● EXERCISE TASK
Copy out each line of the material below that holds the string "matplotlib".

● TASK DATA
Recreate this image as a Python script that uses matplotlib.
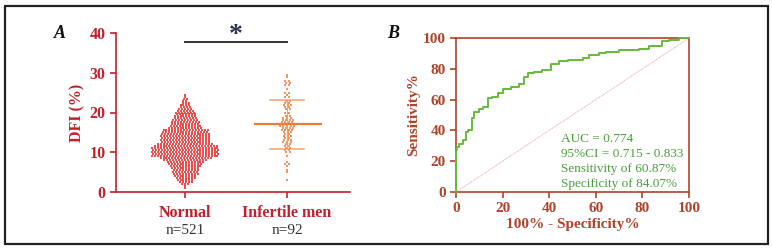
import matplotlib
matplotlib.use("Agg")
import matplotlib.pyplot as plt
from matplotlib.patches import Rectangle
import numpy as np

plt.rcParams['font.family'] = ['Liberation Serif', 'DejaVu Serif']

# ---------------- data ----------------
categories = ["Normal", "Infertile men"]
group_n = ["n=521", "n=92"]

# Normal group: DFI value rows (0.5% bins) and counts per row
normal_dfi = [1.0, 1.5, 2.0, 2.5, 3.0, 3.5, 4.0, 4.5, 5.0, 5.5, 6.0, 6.5, 7.0, 7.5,
              8.0, 8.5, 9.0, 9.5, 10.0, 10.5, 11.0, 11.5, 12.0, 12.5, 13.0,
              13.5, 14.0, 14.5, 15.0, 15.5, 16.0, 16.5, 17.0, 17.5, 18.0,
              18.5, 19.0, 19.5, 20.0, 20.5, 21.0, 21.5, 22.0, 22.5, 23.0,
              23.5, 24.0, 24.5]
normal_cnt = [1, 1, 3, 5, 6, 7, 8, 9, 9, 9, 10, 11, 12, 13,
              15, 18, 23, 23, 23, 23, 23, 22, 19, 17, 17,
              17, 17, 17, 16, 16, 12, 11, 10, 10, 9,
              8, 8, 7, 7, 6, 5, 4, 4, 3, 2,
              2, 1, 1]

# Infertile group
infert_dfi = [3.0, 5.0, 5.5, 6.5, 7.0, 7.5, 9.0, 10.0, 10.5, 11.0, 11.5, 12.0,
              12.5, 13.0, 13.5, 14.0, 14.5, 15.0, 15.5, 16.0, 16.5, 17.0, 17.5,
              18.0, 18.5, 19.0, 20.0, 21.0, 21.5, 22.0, 22.5, 23.0, 24.0, 24.5,
              25.0, 26.0, 27.0, 27.5, 28.0, 29.0, 29.5]
infert_cnt = [1, 1, 1, 1, 2, 1, 1, 2, 2, 2, 2, 2,
              3, 3, 2, 3, 2, 3, 4, 4, 5, 5, 4,
              4, 3, 2, 2, 2, 2, 3, 2, 2, 2, 1,
              2, 1, 2, 2, 2, 1, 1]
infert_mean = 17.0
infert_sd_lo = 10.8
infert_sd_hi = 23.2

# ROC curve points (100% - specificity, sensitivity)
roc_fpr = [0, 0, 0.4, 1.4, 2.9, 4.3, 5.3, 6.9, 7.9, 9.7, 11.4, 13.6, 15.4, 17.9,
           20.3, 23.6, 27.1, 29.3, 31.0, 33.6, 37.0, 40.7, 44.0, 47.9, 54.3,
           57.0, 61.4, 64.3, 70.0, 78.6, 82.9, 88.6, 91.4, 95.7, 98.6, 100]
roc_tpr = [0, 21, 27, 29, 31, 34, 39, 40, 48, 52, 54, 55, 61, 62,
           64, 67, 68, 70, 75, 77, 78, 79, 83, 85, 86,
           87, 89, 90, 91, 92, 93, 95, 98, 99, 100, 100]
roc_text = ["AUC = 0.774", "95%CI = 0.715 - 0.833",
            "Sensitivity of 60.87%", "Specificity of 84.07%"]

# ---------------- figure ----------------
W, H = 772, 250
fig = plt.figure(figsize=(W / 100, H / 100), dpi=100)

# outer frame
fig.patches.append(Rectangle((5 / W, 6 / H), 763 / W, 238 / H, transform=fig.transFigure,
                             fill=False, edgecolor="#222222", linewidth=1.6))

red_ax = "#c4202b"
normal_col = "#ee4d4d"
infert_col = "#f5955c"

# ---- Panel A ----
axA = fig.add_axes([116 / W, 1 - 192 / H, 234 / W, 159 / H])
dx = 0.029
for xc, vals, cnts, col, ddx in [(1, normal_dfi, normal_cnt, normal_col, dx),
                                 (2, infert_dfi, infert_cnt, infert_col, dx * 1.2)]:
    xs, ys = [], []
    for k, (v, c) in enumerate(zip(vals, cnts)):
        offs = (np.arange(c) - (c - 1) / 2) * ddx
        if k % 2 == 1 and c > 1:
            offs = offs + ddx * 0.25
        xs.extend(xc + offs)
        ys.extend([v] * c)
    axA.scatter(xs, ys, s=0.7, marker='s', color=col, linewidths=0, zorder=3)

# mean / SD lines for infertile
axA.plot([1.69, 2.33], [infert_mean] * 2, color="#f07a3a", lw=1.6, zorder=4)
axA.plot([1.83, 2.17], [infert_sd_lo] * 2, color="#f5a070", lw=1.1, zorder=4)
axA.plot([1.83, 2.17], [infert_sd_hi] * 2, color="#f5a070", lw=1.1, zorder=4)
axA.plot([2, 2], [infert_sd_lo, infert_sd_hi], color="#f5a070", lw=0.7, zorder=2)

axA.set_xlim(0.324, 2.618)
axA.set_ylim(0, 40)
axA.set_yticks([0, 10, 20, 30, 40])
axA.set_xticks([1, 2])
axA.set_xticklabels([])
for s in ["top", "right"]:
    axA.spines[s].set_visible(False)
for s in ["left", "bottom"]:
    axA.spines[s].set_color(red_ax)
    axA.spines[s].set_linewidth(1.2)
axA.tick_params(axis='both', colors=red_ax, length=4, width=1.2)
for lab in axA.get_yticklabels():
    lab.set_fontweight('bold')
    lab.set_fontsize(11.5)
    lab.set_color(red_ax)
axA.set_ylabel("DFI (%)", color=red_ax, fontweight='bold', fontsize=11.5, labelpad=3)
for i, (c, n) in enumerate(zip(categories, group_n)):
    axA.text(i + 1, -3.2, c, ha='center', va='top', fontsize=11.5, fontweight='bold',
             color=red_ax, clip_on=False)
    axA.text(i + 1, -8.0, n, ha='center', va='top', fontsize=11, color="#333333",
             clip_on=False)
# significance
axA.plot([1, 2], [37.7, 37.7], color="#333333", lw=1.4, clip_on=False)
axA.text(1.5, 39.3, "*", ha='center', va='center', fontsize=20, fontweight='bold',
         color="#2d2d4d", clip_on=False)
fig.text(60 / W, 1 - 33 / H, "A", fontsize=13, fontweight='bold', fontstyle='italic',
         ha='center', va='center', color="#111111")

# ---- Panel B ----
brown = "#b0432a"
axB = fig.add_axes([456 / W, 1 - 192 / H, 233 / W, 154 / H])
axB.plot([0, 100], [0, 100], color="#f08a9a", lw=0.6, ls=(0, (1, 1)), zorder=2)
axB.plot(roc_fpr, roc_tpr, color="#66bb3c", lw=1.4, zorder=3, clip_on=False,
         drawstyle='steps-pre')
axB.set_xlim(0, 100)
axB.set_ylim(0, 100)
axB.set_xticks([0, 20, 40, 60, 80, 100])
axB.set_yticks([0, 20, 40, 60, 80, 100])
for s in axB.spines.values():
    s.set_color(brown)
    s.set_linewidth(1.2)
axB.tick_params(axis='both', colors=brown, length=4, width=1.2)
for lab in axB.get_xticklabels() + axB.get_yticklabels():
    lab.set_fontweight('bold')
    lab.set_fontsize(11)
    lab.set_color(brown)
axB.set_xlabel("100% - Specificity%", color=brown, fontweight='bold', fontsize=11, labelpad=2)
axB.set_ylabel("Sensitivity%", color=brown, fontweight='bold', fontsize=11, labelpad=2)
for i, t in enumerate(roc_text):
    axB.text(45, 34.3 - i * 9.6, t, ha='left', va='center', fontsize=9.5, color="#4a9e3a")
fig.text(393 / W, 1 - 33 / H, "B", fontsize=13, fontweight='bold', fontstyle='italic',
         ha='center', va='center', color="#111111")

fig.savefig("out.png", dpi=100)
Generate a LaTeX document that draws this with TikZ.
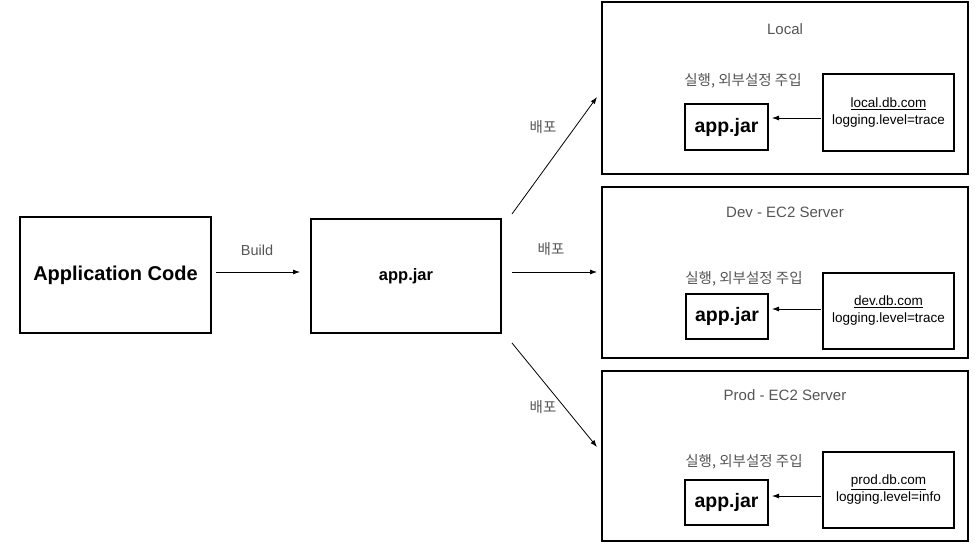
\documentclass[tikz,border=0pt]{standalone}
\usepackage{fontspec}
\setmainfont{Liberation Sans}
\newfontfamily\kr{Noto Sans CJK KR}
\usetikzlibrary{arrows.meta,calc}
\definecolor{lblgray}{HTML}{555555}
\begin{document}
\begin{tikzpicture}[x=1pt,y=-1pt,
  sk/.style={rectangle, draw=black, line width=1.4pt,
    preaction={draw=black!35, line width=2.8pt},
    inner sep=0pt, outer sep=0pt, fill=white},
  arr/.style={-{Latex[length=7pt,width=5pt]}, line width=0.8pt},
  lbl/.style={text=lblgray, inner sep=0pt, font=\fontsize{14.5}{17}\selectfont},
  ttl/.style={text=lblgray, inner sep=0pt, font=\fontsize{15}{18}\selectfont},
  krl/.style={text=lblgray, inner sep=0pt, font=\kr\fontsize{14.5}{17}\selectfont},
  cfgtxt/.style={align=center, font=\fontsize{13.5}{17}\selectfont},
  jartxt/.style={font=\bfseries\fontsize{19.5}{24}\selectfont}
]
\useasboundingbox (0,0) rectangle (978,551);

% outer environment boxes
\node[sk, minimum width=366pt, minimum height=172pt] (local) at (785,88) {};
\node[sk, minimum width=366pt, minimum height=171pt] (dev) at (785,272.5) {};
\node[sk, minimum width=366pt, minimum height=170pt] (prod) at (785,456) {};

% left boxes
\node[sk, minimum width=191pt, minimum height=116pt, font=\bfseries\fontsize{20}{24}\selectfont] (appcode) at (115.5,275) {Application Code};
\node[sk, minimum width=190pt, minimum height=114pt, font=\bfseries\fontsize{16.5}{20}\selectfont] (mainjar) at (406,276) {app.jar};

% titles
\node[ttl] (localt) at (785,29) {Local};
\node[ttl] (devt) at (785,212) {Dev - EC2 Server};
\node[ttl] (prodt) at (785,395) {Prod - EC2 Server};

% korean labels
\node[krl] (localk) at (743,81) {실행, 외부설정 주입};
\node[krl] (devk) at (744,279) {실행, 외부설정 주입};
\node[krl] (prodk) at (744,462) {실행, 외부설정 주입};

% inner boxes
\node[sk, minimum width=83pt, minimum height=46pt, jartxt] (localjar) at (726.5,127) {app.jar};
\node[sk, minimum width=131pt, minimum height=77pt, cfgtxt] (localcfg) at (888.5,112.5) {\underline{local.db.com}\\logging.level=trace};
\node[sk, minimum width=82pt, minimum height=45pt, jartxt] (devjar) at (727,316.5) {app.jar};
\node[sk, minimum width=131pt, minimum height=76pt, cfgtxt] (devcfg) at (888.5,311) {\underline{dev.db.com}\\logging.level=trace};
\node[sk, minimum width=83pt, minimum height=45pt, jartxt] (prodjar) at (726.5,502.5) {app.jar};
\node[sk, minimum width=131pt, minimum height=76pt, cfgtxt] (prodcfg) at (888.5,490) {\underline{prod.db.com}\\logging.level=info};

% main arrows
\draw[arr] ($(appcode.east)+(5,-3)$) -- ($(mainjar.west)+(-11,-4)$);
\node[lbl] (buildl) at (257,250) {Build};
\draw[arr] ($(mainjar.north east)+(11,-5)$) -- ($(local.west)+(-5,9)$);
\draw[arr] ($(mainjar.east)+(11,-4)$) -- ($(dev.west)+(-5,-0.5)$);
\draw[arr] ($(mainjar.south east)+(11,10)$) -- ($(prod.west)+(-5,-9)$);
\node[krl] (d1) at (543,127) {배포};
\node[krl] (d2) at (551,249) {배포};
\node[krl] (d3) at (543,407) {배포};

% inner arrows
\draw[arr] ($(localcfg.west)+(-2,5.5)$) -- ($(localjar.east)+(4,-9)$);
\draw[arr] ($(devcfg.west)+(-2,-2)$) -- ($(devjar.east)+(4,-7.5)$);
\draw[arr] ($(prodcfg.west)+(-2,6)$) -- ($(prodjar.east)+(4,-6.5)$);
\end{tikzpicture}
\end{document}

● SOLUTION TO THIS PROBLEM
Recreate this image as a Python script that uses matplotlib.
import matplotlib
matplotlib.use("Agg")
import matplotlib.pyplot as plt
from matplotlib.patches import Rectangle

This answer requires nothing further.